On Monday, September 15, 2008, Lehman Brothers, a prominent investment bank that traces its roots to 1850, declared bankruptcy and thereupon triggered a global financial crisis. Literally overnight, borrowing came to a standstill, and widely held assets could not be converted into cash. The liquidity crunch immediately crippled banks owning substantial amounts of securities linked to subprime mortgages and spread very quickly to every sector of the global economy and all types of debt securities. Unable to sell even normally safe and highly liquid investments, on Tuesday, September 16, 2008, the Primary Reserve Fund, the oldest money market fund in the United States, in an action eerily reminiscent of Depression-era bank runs, shocked the financial community by freezing customer accounts and indefinitely halting withdrawals. Ordinary consumers were thus harshly reminded that there were no safe havens for their savings in this economic storm, adding another layer of uncertainty and instability to the financial markets. Within weeks of the Lehman bankruptcy, the resulting shock to the financial system inflicted severe and long-lasting damages on the economy, throwing tens of millions of people out of work and slowing economic growth. Half a decade later, the global economy still limps along in the aftermath of the financial crisis.
The financial crisis sprang from a precipitous decline in the value of mortgage-related securities. The bursting of the mortgage bubble completely wiped out Lehman’s capital base.

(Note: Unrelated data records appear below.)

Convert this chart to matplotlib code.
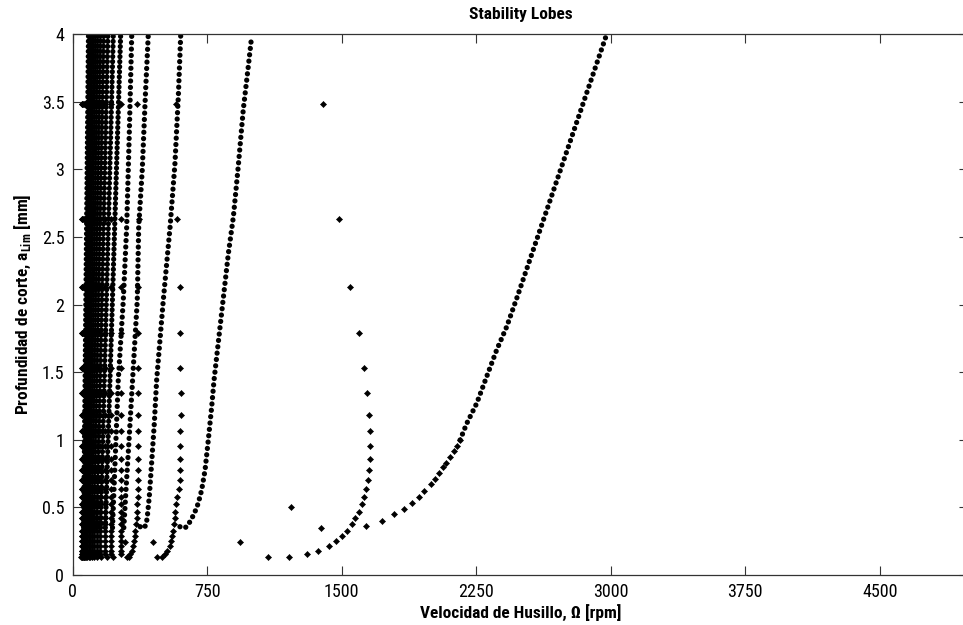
import matplotlib
matplotlib.use("Agg")
import matplotlib.pyplot as plt
from matplotlib import font_manager

# ---------------- data ----------------
# depth values shared by the sparse "left" branches (mm)
l_y = [0.133, 0.133, 0.153, 0.180, 0.217, 0.254, 0.291, 0.325, 0.377, 0.424,
       0.468, 0.523, 0.579, 0.636, 0.702, 0.776, 0.858, 0.954, 1.065, 1.185,
       1.343, 1.533, 1.787, 2.129, 2.634, 3.480]
# left branches of the three largest lobes (rpm)
l0_x = [1089, 1208, 1306, 1370, 1427, 1468, 1503, 1528, 1556, 1576, 1597, 1611,
        1623, 1635, 1645, 1652, 1658, 1659, 1658, 1650, 1639, 1624, 1597, 1546,
        1483, 1397]
l1_x = [468, 496, 515, 527, 540, 549, 556, 561, 566, 570, 573, 576, 583, 590,
        598, 598, 598, 598, 598, 604, 606, 598, 598, 598, 583, 578]
l2_x = [300, 312, 322, 330, 338, 343, 347, 350, 353, 356, 358, 361, 363, 365,
        366, 366, 366, 366, 366, 366, 366, 366, 366, 366, 368, 357]
# isolated points
iso_x = [933, 446, 292, 1216, 1386]
iso_y = [0.242, 0.246, 0.242, 0.505, 0.347]
# left branches of higher lobes (dense band): column position and foot position
lcol_x = [268, 213, 180, 154, 134, 119, 107, 97, 89, 82, 76, 71, 66, 62, 58, 54, 50]
lbot_x = [227, 190, 160, 138, 121, 108, 98, 89, 82, 76, 70, 65, 61, 57, 53, 50, 46]

# right branch of lobe 0 (sparse part, individual points)
r0s_x = [1635, 1723, 1792, 1847, 1892, 1933, 1961, 1998, 2020, 2044, 2066, 2082,
         2104, 2124, 2141, 2160]
r0s_y = [0.365, 0.401, 0.451, 0.486, 0.532, 0.579, 0.623, 0.673, 0.710, 0.757,
         0.796, 0.830, 0.875, 0.919, 0.954, 0.998]
# right branch of lobe 0 (dense part)
r0d_x = [2160, 2197, 2253, 2308, 2364, 2420, 2479, 2974]
r0d_y = [0.998, 1.120, 1.270, 1.466, 1.664, 1.836, 2.058, 3.985]
# right branches of lobes 1..4
r1_x = [598, 617, 636, 660, 682, 700, 719, 738, 756, 775, 788, 840, 868, 896, 923, 951, 979, 998]
r1_y = [0.357, 0.345, 0.357, 0.407, 0.468, 0.530, 0.628, 0.776, 0.998, 1.244, 1.440,
        2.050, 2.378, 2.650, 3.020, 3.440, 3.760, 3.985]
r2_x = [376, 394, 409, 416, 427, 440, 455, 468, 505, 543, 570, 589, 602]
r2_y = [0.357, 0.345, 0.370, 0.430, 0.579, 0.826, 1.120, 1.440, 2.030, 2.575, 3.040, 3.540, 3.985]
r3_x = [285, 298, 312, 332, 360, 368, 388, 405, 421]
r3_y = [0.350, 0.650, 0.950, 1.400, 2.030, 2.575, 3.000, 3.540, 3.985]
r4_x = [222, 254, 282, 301, 316, 329]
r4_y = [0.350, 1.440, 2.030, 2.575, 3.290, 3.985]
# right branches of higher lobes: foot (y~0.35) and top (y~4)
rbot_x = [182, 155, 134, 118, 106, 96, 88, 81, 75, 70, 65, 61]
rtop_x = [267, 226, 196, 173, 155, 140, 128, 118, 109, 101, 94, 88]

xticks = [0, 750, 1500, 2250, 3000, 3750, 4500]
yticks = [0, 0.5, 1, 1.5, 2, 2.5, 3, 3.5, 4]
ytick_labels = ["0", "0.5", "1", "1.5", "2", "2.5", "3", "3.5", "4"]

# ---------------- styling ----------------
entries = font_manager.fontManager.ttflist
names = {f.name for f in entries}
fam = "Liberation Sans"
stretch = "normal"
for cand in ("Liberation Sans Narrow", "Arial Narrow", "Roboto Condensed",
             "Open Sans Condensed", "DejaVu Sans Condensed"):
    if cand in names:
        fam = cand
        break
else:
    cond = [f for f in entries if f.name == "DejaVu Sans" and
            str(f.stretch) in ("condensed", "semi-condensed", "75", "87.5")]
    if cond:
        fam = "DejaVu Sans"
        stretch = "condensed"
plt.rcParams["font.family"] = [fam, "DejaVu Sans"]
plt.rcParams["font.stretch"] = stretch
plt.rcParams["mathtext.fontset"] = "custom"
plt.rcParams["mathtext.rm"] = fam
plt.rcParams["mathtext.bf"] = fam + ":bold"

fig = plt.figure(figsize=(9.63, 6.25), dpi=100)
ax = fig.add_axes([72.7 / 963, 50 / 625, (968 - 72.7) / 963, 541 / 625])

mk = dict(ls="none", marker="D", ms=3.1, mec="black", mfc="black", mew=0.4)
dot = dict(color="black", lw=3.8, dash_capstyle="round", solid_capstyle="round")
dense_pat = (0, (0.01, 1.2))
band_pat = (0, (0.01, 0.95))

# sparse left branches
for lx in (l0_x, l1_x, l2_x):
    ax.plot(lx, l_y, **mk)
ax.plot(iso_x, iso_y, **mk)
for cx, bx in zip(lcol_x, lbot_x):
    ax.plot([bx] + [cx] * (len(l_y) - 2), [l_y[0]] + l_y[2:], **mk)

# right branches
ax.plot(r0s_x, r0s_y, **mk)
ax.plot(r0d_x, r0d_y, linestyle=dense_pat, **dot)
for rx, ry in ((r1_x, r1_y), (r2_x, r2_y), (r3_x, r3_y), (r4_x, r4_y)):
    ax.plot(rx, ry, linestyle=dense_pat, **dot)
for bx, tx in zip(rbot_x, rtop_x):
    ax.plot([bx, tx], [0.35, 3.985], linestyle=band_pat, **dot)

ax.set_xlim(0, 4992)
ax.set_ylim(0, 4)
ax.set_xticks(xticks)
ax.set_xticklabels([str(t) for t in xticks])
ax.set_yticks(yticks)
ax.set_yticklabels(ytick_labels)
ax.tick_params(direction="in", length=6.5, width=0.8, color="#333333",
               top=True, right=True, labelsize=13, pad=6)
for s in ax.spines.values():
    s.set_color("#333333")
    s.set_linewidth(0.9)
ax.spines["right"].set_visible(False)

ax.set_title("Stability Lobes", fontsize=12.5, fontweight="bold", pad=11)
ax.set_xlabel("Velocidad de Husillo, \u03a9 [rpm]", fontsize=12.5, fontweight="bold", labelpad=2)
ax.set_ylabel(r"Profundidad de corte, a$_{\mathbf{Lim}}$ [mm]", fontsize=12.5,
              fontweight="bold", labelpad=6)

fig.savefig("out.png", dpi=100)
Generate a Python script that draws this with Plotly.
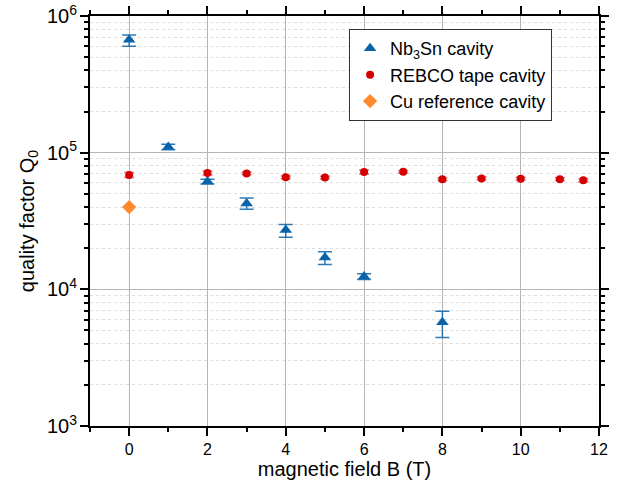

Other venerable Wall Street institutions including Merrill Lynch and Bear Stearns narrowly averted total collapse through hastily arranged mergers with Bank of America and JPMorgan Chase, respectively. Virtually every major financial institution had massive exposure to the mortgage market relative to its capital base, and even those banks not in danger of imminent collapse suffered staggering losses severely limiting their ability to engage in ordinary consumer lending activities and basic interbank transactions. Because of the financial sector’s centrality to capital and credit markets, the U.S. Congress authorized a $700 billion government bailout to prevent further failures and safeguard the financial system from total collapse.